▶ **GIVEN EXERCISE**:
Return the material word for word. Do not include the pictures.

▶ **EXERCISE DATA**:
begin
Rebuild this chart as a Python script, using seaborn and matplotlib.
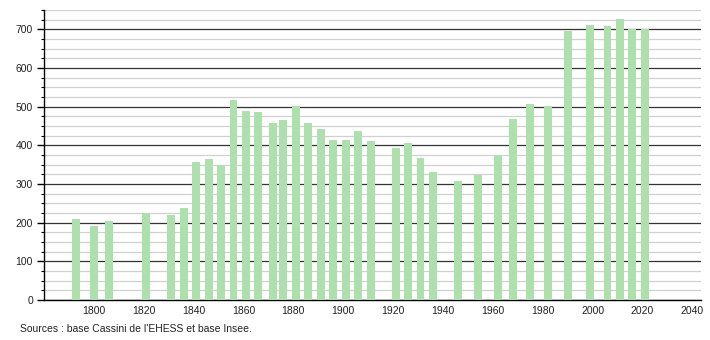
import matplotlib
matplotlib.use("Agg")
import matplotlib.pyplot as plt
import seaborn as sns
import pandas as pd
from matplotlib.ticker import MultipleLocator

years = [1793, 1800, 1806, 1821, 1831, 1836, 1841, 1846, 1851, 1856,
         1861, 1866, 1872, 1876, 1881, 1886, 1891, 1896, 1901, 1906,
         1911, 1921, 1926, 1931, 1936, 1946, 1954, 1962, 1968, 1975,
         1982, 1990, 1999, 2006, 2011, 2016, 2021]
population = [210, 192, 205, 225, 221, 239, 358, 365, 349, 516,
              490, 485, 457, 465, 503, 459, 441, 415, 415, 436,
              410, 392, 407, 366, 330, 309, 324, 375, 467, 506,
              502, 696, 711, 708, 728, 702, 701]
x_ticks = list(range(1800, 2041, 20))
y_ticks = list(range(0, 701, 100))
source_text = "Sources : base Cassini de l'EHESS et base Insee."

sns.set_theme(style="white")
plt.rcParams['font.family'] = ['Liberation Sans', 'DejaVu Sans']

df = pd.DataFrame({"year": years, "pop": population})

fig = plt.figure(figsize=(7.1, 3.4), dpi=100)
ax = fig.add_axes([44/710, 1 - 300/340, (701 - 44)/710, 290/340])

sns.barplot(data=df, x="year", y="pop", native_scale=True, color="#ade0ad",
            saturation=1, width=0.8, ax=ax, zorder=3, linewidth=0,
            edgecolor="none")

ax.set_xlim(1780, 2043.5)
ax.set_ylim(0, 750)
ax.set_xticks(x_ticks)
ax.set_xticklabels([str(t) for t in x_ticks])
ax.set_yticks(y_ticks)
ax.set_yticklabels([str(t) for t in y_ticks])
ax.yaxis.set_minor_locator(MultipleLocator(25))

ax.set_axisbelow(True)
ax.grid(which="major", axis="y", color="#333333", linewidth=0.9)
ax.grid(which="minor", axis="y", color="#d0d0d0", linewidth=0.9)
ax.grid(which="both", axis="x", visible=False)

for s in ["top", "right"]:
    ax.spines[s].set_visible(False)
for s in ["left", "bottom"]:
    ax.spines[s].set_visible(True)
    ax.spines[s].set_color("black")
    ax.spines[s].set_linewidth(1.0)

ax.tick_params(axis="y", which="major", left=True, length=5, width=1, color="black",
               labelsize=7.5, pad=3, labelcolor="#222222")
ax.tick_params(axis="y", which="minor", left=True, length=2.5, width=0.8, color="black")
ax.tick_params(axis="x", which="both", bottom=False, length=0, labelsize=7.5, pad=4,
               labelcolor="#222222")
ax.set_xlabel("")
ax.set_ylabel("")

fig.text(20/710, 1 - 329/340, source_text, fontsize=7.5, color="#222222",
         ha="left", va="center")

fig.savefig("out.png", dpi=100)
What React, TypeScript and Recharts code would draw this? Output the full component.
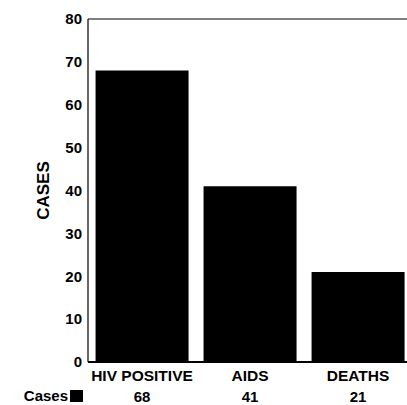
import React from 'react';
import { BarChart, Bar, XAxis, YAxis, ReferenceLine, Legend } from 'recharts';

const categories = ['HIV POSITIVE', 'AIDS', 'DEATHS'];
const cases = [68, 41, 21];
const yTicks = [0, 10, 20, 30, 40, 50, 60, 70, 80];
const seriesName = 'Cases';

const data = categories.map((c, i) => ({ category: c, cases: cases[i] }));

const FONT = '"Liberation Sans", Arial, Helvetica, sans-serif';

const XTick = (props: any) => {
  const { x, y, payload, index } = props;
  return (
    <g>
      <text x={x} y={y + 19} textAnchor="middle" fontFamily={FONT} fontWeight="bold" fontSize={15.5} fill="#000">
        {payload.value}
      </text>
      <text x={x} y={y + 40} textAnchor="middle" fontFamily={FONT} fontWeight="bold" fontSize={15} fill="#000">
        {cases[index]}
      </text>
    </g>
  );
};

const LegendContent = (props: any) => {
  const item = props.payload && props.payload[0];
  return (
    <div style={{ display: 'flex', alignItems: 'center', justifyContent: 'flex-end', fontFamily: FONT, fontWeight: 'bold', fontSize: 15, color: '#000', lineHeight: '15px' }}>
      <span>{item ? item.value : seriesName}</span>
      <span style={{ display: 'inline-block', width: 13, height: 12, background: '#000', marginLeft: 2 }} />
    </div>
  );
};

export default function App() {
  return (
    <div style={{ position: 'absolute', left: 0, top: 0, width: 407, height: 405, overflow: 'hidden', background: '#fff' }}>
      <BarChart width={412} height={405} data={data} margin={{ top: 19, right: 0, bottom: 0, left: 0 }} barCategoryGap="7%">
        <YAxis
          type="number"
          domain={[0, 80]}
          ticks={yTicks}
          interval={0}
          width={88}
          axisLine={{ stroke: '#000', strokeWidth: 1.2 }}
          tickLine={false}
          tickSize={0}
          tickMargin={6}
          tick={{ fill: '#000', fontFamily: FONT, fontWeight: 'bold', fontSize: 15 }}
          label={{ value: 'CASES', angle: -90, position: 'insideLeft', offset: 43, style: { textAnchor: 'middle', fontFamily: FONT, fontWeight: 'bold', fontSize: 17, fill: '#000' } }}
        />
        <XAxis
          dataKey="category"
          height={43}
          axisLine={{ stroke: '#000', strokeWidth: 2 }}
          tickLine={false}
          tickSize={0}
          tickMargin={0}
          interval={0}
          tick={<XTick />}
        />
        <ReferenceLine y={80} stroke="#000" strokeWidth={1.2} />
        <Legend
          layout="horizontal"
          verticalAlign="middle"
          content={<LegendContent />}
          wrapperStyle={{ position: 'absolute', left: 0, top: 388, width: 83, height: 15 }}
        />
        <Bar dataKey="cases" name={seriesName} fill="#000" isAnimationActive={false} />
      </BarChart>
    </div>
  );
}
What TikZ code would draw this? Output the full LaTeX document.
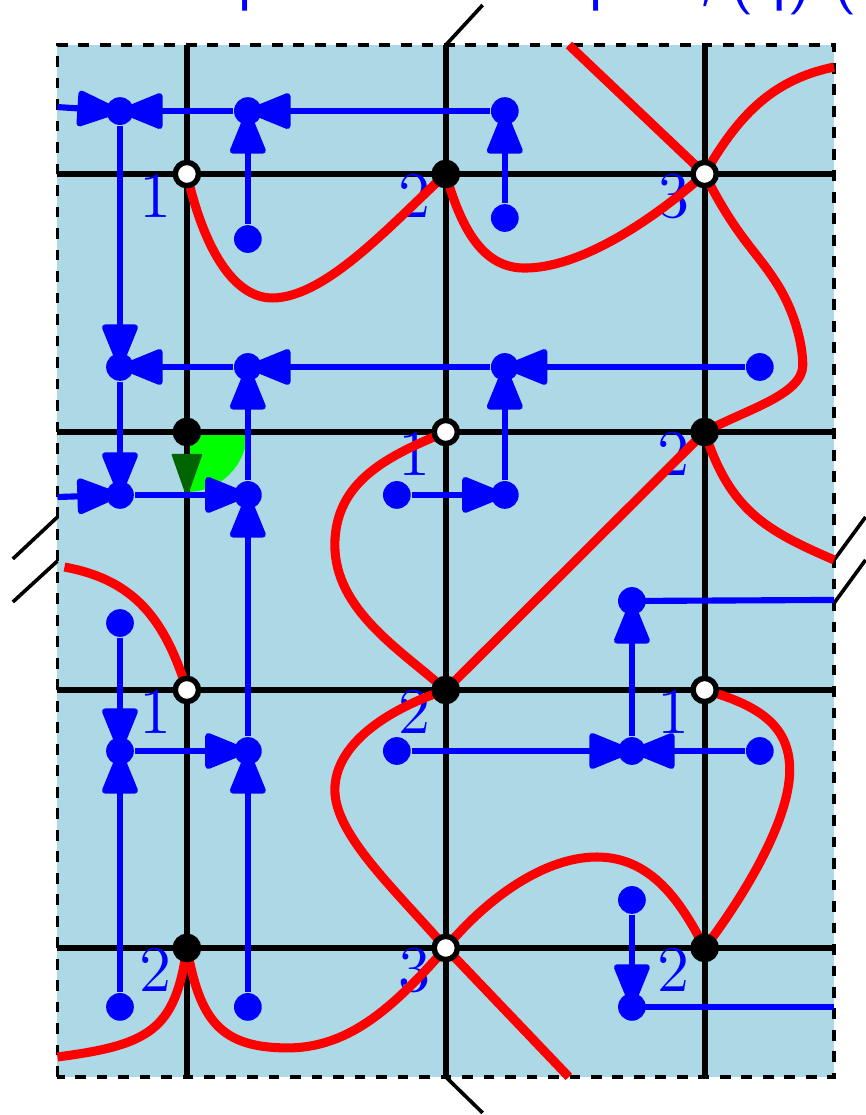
end
▶ **FINISHED EXERCISE**:
Rebuild this chart as a Python script, using seaborn and matplotlib.
import matplotlib
matplotlib.use("Agg")
import matplotlib.pyplot as plt
import seaborn as sns
import pandas as pd
from matplotlib.ticker import MultipleLocator

years = [1793, 1800, 1806, 1821, 1831, 1836, 1841, 1846, 1851, 1856,
         1861, 1866, 1872, 1876, 1881, 1886, 1891, 1896, 1901, 1906,
         1911, 1921, 1926, 1931, 1936, 1946, 1954, 1962, 1968, 1975,
         1982, 1990, 1999, 2006, 2011, 2016, 2021]
population = [210, 192, 205, 225, 221, 239, 358, 365, 349, 516,
              490, 485, 457, 465, 503, 459, 441, 415, 415, 436,
              410, 392, 407, 366, 330, 309, 324, 375, 467, 506,
              502, 696, 711, 708, 728, 702, 701]
x_ticks = list(range(1800, 2041, 20))
y_ticks = list(range(0, 701, 100))
source_text = "Sources : base Cassini de l'EHESS et base Insee."

sns.set_theme(style="white")
plt.rcParams['font.family'] = ['Liberation Sans', 'DejaVu Sans']

df = pd.DataFrame({"year": years, "pop": population})

fig = plt.figure(figsize=(7.1, 3.4), dpi=100)
ax = fig.add_axes([44/710, 1 - 300/340, (701 - 44)/710, 290/340])

sns.barplot(data=df, x="year", y="pop", native_scale=True, color="#ade0ad",
            saturation=1, width=0.8, ax=ax, zorder=3, linewidth=0,
            edgecolor="none")

ax.set_xlim(1780, 2043.5)
ax.set_ylim(0, 750)
ax.set_xticks(x_ticks)
ax.set_xticklabels([str(t) for t in x_ticks])
ax.set_yticks(y_ticks)
ax.set_yticklabels([str(t) for t in y_ticks])
ax.yaxis.set_minor_locator(MultipleLocator(25))

ax.set_axisbelow(True)
ax.grid(which="major", axis="y", color="#333333", linewidth=0.9)
ax.grid(which="minor", axis="y", color="#d0d0d0", linewidth=0.9)
ax.grid(which="both", axis="x", visible=False)

for s in ["top", "right"]:
    ax.spines[s].set_visible(False)
for s in ["left", "bottom"]:
    ax.spines[s].set_visible(True)
    ax.spines[s].set_color("black")
    ax.spines[s].set_linewidth(1.0)

ax.tick_params(axis="y", which="major", left=True, length=5, width=1, color="black",
               labelsize=7.5, pad=3, labelcolor="#222222")
ax.tick_params(axis="y", which="minor", left=True, length=2.5, width=0.8, color="black")
ax.tick_params(axis="x", which="both", bottom=False, length=0, labelsize=7.5, pad=4,
               labelcolor="#222222")
ax.set_xlabel("")
ax.set_ylabel("")

fig.text(20/710, 1 - 329/340, source_text, fontsize=7.5, color="#222222",
         ha="left", va="center")

fig.savefig("out.png", dpi=100)
What React, TypeScript and Recharts code would draw this? Output the full component.
import React from 'react';
import { BarChart, Bar, XAxis, YAxis, ReferenceLine, Legend } from 'recharts';

const categories = ['HIV POSITIVE', 'AIDS', 'DEATHS'];
const cases = [68, 41, 21];
const yTicks = [0, 10, 20, 30, 40, 50, 60, 70, 80];
const seriesName = 'Cases';

const data = categories.map((c, i) => ({ category: c, cases: cases[i] }));

const FONT = '"Liberation Sans", Arial, Helvetica, sans-serif';

const XTick = (props: any) => {
  const { x, y, payload, index } = props;
  return (
    <g>
      <text x={x} y={y + 19} textAnchor="middle" fontFamily={FONT} fontWeight="bold" fontSize={15.5} fill="#000">
        {payload.value}
      </text>
      <text x={x} y={y + 40} textAnchor="middle" fontFamily={FONT} fontWeight="bold" fontSize={15} fill="#000">
        {cases[index]}
      </text>
    </g>
  );
};

const LegendContent = (props: any) => {
  const item = props.payload && props.payload[0];
  return (
    <div style={{ display: 'flex', alignItems: 'center', justifyContent: 'flex-end', fontFamily: FONT, fontWeight: 'bold', fontSize: 15, color: '#000', lineHeight: '15px' }}>
      <span>{item ? item.value : seriesName}</span>
      <span style={{ display: 'inline-block', width: 13, height: 12, background: '#000', marginLeft: 2 }} />
    </div>
  );
};

export default function App() {
  return (
    <div style={{ position: 'absolute', left: 0, top: 0, width: 407, height: 405, overflow: 'hidden', background: '#fff' }}>
      <BarChart width={412} height={405} data={data} margin={{ top: 19, right: 0, bottom: 0, left: 0 }} barCategoryGap="7%">
        <YAxis
          type="number"
          domain={[0, 80]}
          ticks={yTicks}
          interval={0}
          width={88}
          axisLine={{ stroke: '#000', strokeWidth: 1.2 }}
          tickLine={false}
          tickSize={0}
          tickMargin={6}
          tick={{ fill: '#000', fontFamily: FONT, fontWeight: 'bold', fontSize: 15 }}
          label={{ value: 'CASES', angle: -90, position: 'insideLeft', offset: 43, style: { textAnchor: 'middle', fontFamily: FONT, fontWeight: 'bold', fontSize: 17, fill: '#000' } }}
        />
        <XAxis
          dataKey="category"
          height={43}
          axisLine={{ stroke: '#000', strokeWidth: 2 }}
          tickLine={false}
          tickSize={0}
          tickMargin={0}
          interval={0}
          tick={<XTick />}
        />
        <ReferenceLine y={80} stroke="#000" strokeWidth={1.2} />
        <Legend
          layout="horizontal"
          verticalAlign="middle"
          content={<LegendContent />}
          wrapperStyle={{ position: 'absolute', left: 0, top: 388, width: 83, height: 15 }}
        />
        <Bar dataKey="cases" name={seriesName} fill="#000" isAnimationActive={false} />
      </BarChart>
    </div>
  );
}
What TikZ code would draw this? Output the full LaTeX document.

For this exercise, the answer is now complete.